The original blacklist made it appearance in February 1972 when the House Armed Services Committee, with Hebert at its head, ruled that the Defense Department could not train its military personnel at universities that have unilaterally dropped ROTC. The ruling stipulated that personnel could continue to train at any university with "unique and irreproduceable programs."

Military personnel continued to enroll in Business and Law School programs after the Pentagon decided that both schools were unique. Officers from all three branches made heavy use of the Business School's Advanced Management Program.

All of that changed this fall when the Business School lost its "unique institution status."

The reason for the sudden change in Pentagon policy became the subject of a mild debate this week.
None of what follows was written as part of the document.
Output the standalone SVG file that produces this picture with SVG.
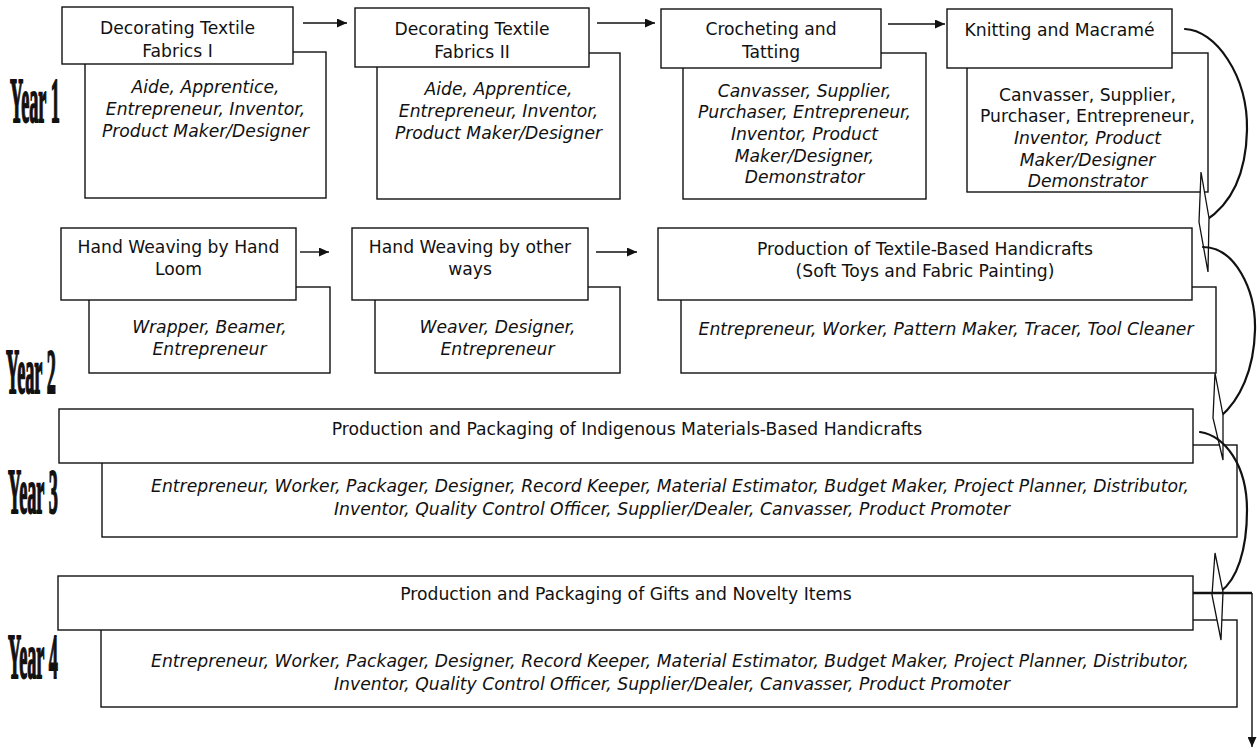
<svg xmlns="http://www.w3.org/2000/svg" width="1257" height="749" viewBox="0 0 1257 749">
<style>
  .box { fill:#fff; stroke:#111; stroke-width:1.4; }
  .t { font-family:"DejaVu Sans", Verdana, sans-serif; font-size:17.2px; fill:#111; text-anchor:middle; }
  .i { font-style:italic; }
  .yr { font-family:"Liberation Serif", "Times New Roman", serif; font-weight:bold; font-size:64px; fill:#111; stroke:#111; stroke-width:1.5; }
  .ln { fill:none; stroke:#111; stroke-width:1.4; }
  .cv { fill:none; stroke:#111; stroke-width:2.2; stroke-linecap:round; }
  .hd { fill:#fff; stroke:#111; stroke-width:1.3; stroke-linejoin:miter; }
</style>
<defs>
  <marker id="ah" markerUnits="userSpaceOnUse" markerWidth="11" markerHeight="9" refX="10" refY="4.5" orient="auto">
    <path d="M0,0 L10,4.5 L0,9 Z" fill="#111"/>
  </marker>
</defs>
<rect width="1257" height="749" fill="#fff"/>

<g id="year-labels">
  <text class="yr" vector-effect="non-scaling-stroke" transform="translate(10,122) scale(0.285,1)">Year 1</text>
  <text class="yr" vector-effect="non-scaling-stroke" transform="translate(6,393) scale(0.285,1)">Year 2</text>
  <text class="yr" vector-effect="non-scaling-stroke" transform="translate(8,513) scale(0.285,1)">Year 3</text>
  <text class="yr" vector-effect="non-scaling-stroke" transform="translate(8,678) scale(0.285,1)">Year 4</text>
</g>

<g id="n1">
  <rect class="box" x="85" y="52" width="241" height="146"/>
  <rect class="box" x="62" y="7" width="231" height="57"/>
  <text class="t" x="177.5" y="34">Decorating Textile</text>
  <text class="t" x="177.5" y="57">Fabrics I</text>
  <text class="t i" x="205.5" y="93">Aide, Apprentice,</text>
  <text class="t i" x="205.5" y="115">Entrepreneur, Inventor,</text>
  <text class="t i" x="205.5" y="137">Product Maker/Designer</text>
</g>

<g id="n2">
  <rect class="box" x="377" y="53" width="243" height="146"/>
  <rect class="box" x="355" y="8" width="234" height="59"/>
  <text class="t" x="472" y="35">Decorating Textile</text>
  <text class="t" x="472" y="58">Fabrics II</text>
  <text class="t i" x="498.5" y="95">Aide, Apprentice,</text>
  <text class="t i" x="498.5" y="117">Entrepreneur, Inventor,</text>
  <text class="t i" x="498.5" y="139">Product Maker/Designer</text>
</g>

<g id="n3">
  <rect class="box" x="683" y="53" width="243" height="146"/>
  <rect class="box" x="661" y="9" width="220" height="59"/>
  <text class="t" x="771" y="35">Crocheting and</text>
  <text class="t" x="771" y="58">Tatting</text>
  <text class="t i" x="804.5" y="97">Canvasser, Supplier,</text>
  <text class="t i" x="804.5" y="118">Purchaser, Entrepreneur,</text>
  <text class="t i" x="804.5" y="140">Inventor, Product</text>
  <text class="t i" x="804.5" y="162">Maker/Designer,</text>
  <text class="t i" x="804.5" y="183">Demonstrator</text>
</g>

<g id="n4">
  <rect class="box" x="967" y="53" width="241" height="139"/>
  <rect class="box" x="947" y="9" width="225" height="59"/>
  <text class="t" x="1059.5" y="36">Knitting and Macramé</text>
  <text class="t" x="1087.5" y="101">Canvasser, Supplier,</text>
  <text class="t" x="1087.5" y="122">Purchaser, Entrepreneur,</text>
  <text class="t i" x="1087.5" y="144">Inventor, Product</text>
  <text class="t i" x="1087.5" y="166">Maker/Designer</text>
  <text class="t i" x="1087.5" y="187">Demonstrator</text>
</g>

<g id="n5">
  <rect class="box" x="89" y="287" width="241" height="86"/>
  <rect class="box" x="61" y="228" width="235" height="72"/>
  <text class="t" x="178.5" y="253">Hand Weaving by Hand</text>
  <text class="t" x="178.5" y="275">Loom</text>
  <text class="t i" x="209.5" y="333">Wrapper, Beamer,</text>
  <text class="t i" x="209.5" y="355">Entrepreneur</text>
</g>

<g id="n6">
  <rect class="box" x="375" y="287" width="245" height="86"/>
  <rect class="box" x="352" y="228" width="236" height="72"/>
  <text class="t" x="470" y="253">Hand Weaving by other</text>
  <text class="t" x="470" y="275">ways</text>
  <text class="t i" x="497.5" y="333">Weaver, Designer,</text>
  <text class="t i" x="497.5" y="355">Entrepreneur</text>
</g>

<g id="n7">
  <rect class="box" x="681" y="287" width="535" height="86"/>
  <rect class="box" x="658" y="228" width="534" height="72"/>
  <text class="t" x="925" y="255">Production of Textile-Based Handicrafts</text>
  <text class="t" x="925" y="277">(Soft Toys and Fabric Painting)</text>
  <text class="t i" x="946" y="335">Entrepreneur, Worker, Pattern Maker, Tracer, Tool Cleaner</text>
</g>

<g id="n8">
  <rect class="box" x="102" y="445" width="1135" height="92"/>
  <rect class="box" x="59" y="409" width="1134" height="54"/>
  <text class="t" x="627" y="435">Production and Packaging of Indigenous Materials-Based Handicrafts</text>
  <text class="t i" x="670" y="492">Entrepreneur, Worker, Packager, Designer, Record Keeper, Material Estimator, Budget Maker, Project Planner, Distributor,</text>
  <text class="t i" x="672" y="515">Inventor, Quality Control Officer, Supplier/Dealer, Canvasser, Product Promoter</text>
</g>

<g id="n9">
  <rect class="box" x="101" y="620" width="1136" height="87"/>
  <rect class="box" x="58" y="576" width="1135" height="54"/>
  <text class="t" x="626" y="600">Production and Packaging of Gifts and Novelty Items</text>
  <text class="t i" x="670" y="667">Entrepreneur, Worker, Packager, Designer, Record Keeper, Material Estimator, Budget Maker, Project Planner, Distributor,</text>
  <text class="t i" x="672" y="690">Inventor, Quality Control Officer, Supplier/Dealer, Canvasser, Product Promoter</text>
</g>

<g id="connectors">
  <line class="ln" x1="303" y1="23" x2="347" y2="23" marker-end="url(#ah)"/>
  <line class="ln" x1="597" y1="23" x2="655" y2="23" marker-end="url(#ah)"/>
  <line class="ln" x1="888" y1="24" x2="945" y2="24" marker-end="url(#ah)"/>
  <line class="ln" x1="300" y1="252" x2="329" y2="252" marker-end="url(#ah)"/>
  <line class="ln" x1="596" y1="252" x2="637" y2="252" marker-end="url(#ah)"/>

  <path class="cv" d="M1185,29 C1215,30 1248,75 1247,130 C1246,175 1230,205 1205,221"/>
  <polygon class="hd" points="1201,172 1209,218 1208,272 1199,222"/>

  <path class="cv" d="M1203,247 C1235,247 1256,290 1255,330 C1254,370 1240,400 1220,417"/>
  <polygon class="hd" points="1215,373 1223,415 1223,460 1213,418"/>

  <path class="cv" d="M1200,432 C1225,436 1247,465 1247,510 C1247,550 1237,580 1220,592"/>
  <polygon class="hd" points="1215,553 1223,592 1221,640 1212,595"/>

  <path d="M1193,593 L1252,593" fill="none" stroke="#111" stroke-width="2.6"/>
  <path class="ln" d="M1252,593 L1252,747" marker-end="url(#ah)"/>
</g>
</svg>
Lawrence E. Fouraker, dean of the Business School, claimed that the Pentagon changed its mind only when Hebert threatened it with lowered appropriations if it continued to send its personnel to Harvard. A Pentagon spokesman said that the change came only after the Defense Department determined that the University of Pittsburgh offered a management training program as good as Harvard's.

Fouraker's side of the debate was supported by a House Armed Services Committee source who said that Hebert "doesn't want to send military men to the corrupting influences of Harvard."

"Hebert's afraid soldiers would get all sorts of funny ideas into their heads at a place like Harvard," the source said.

The Business School has already replaced the lost military personnel with civilian government employees. Harvard lost no government funding because of the blacklisting action.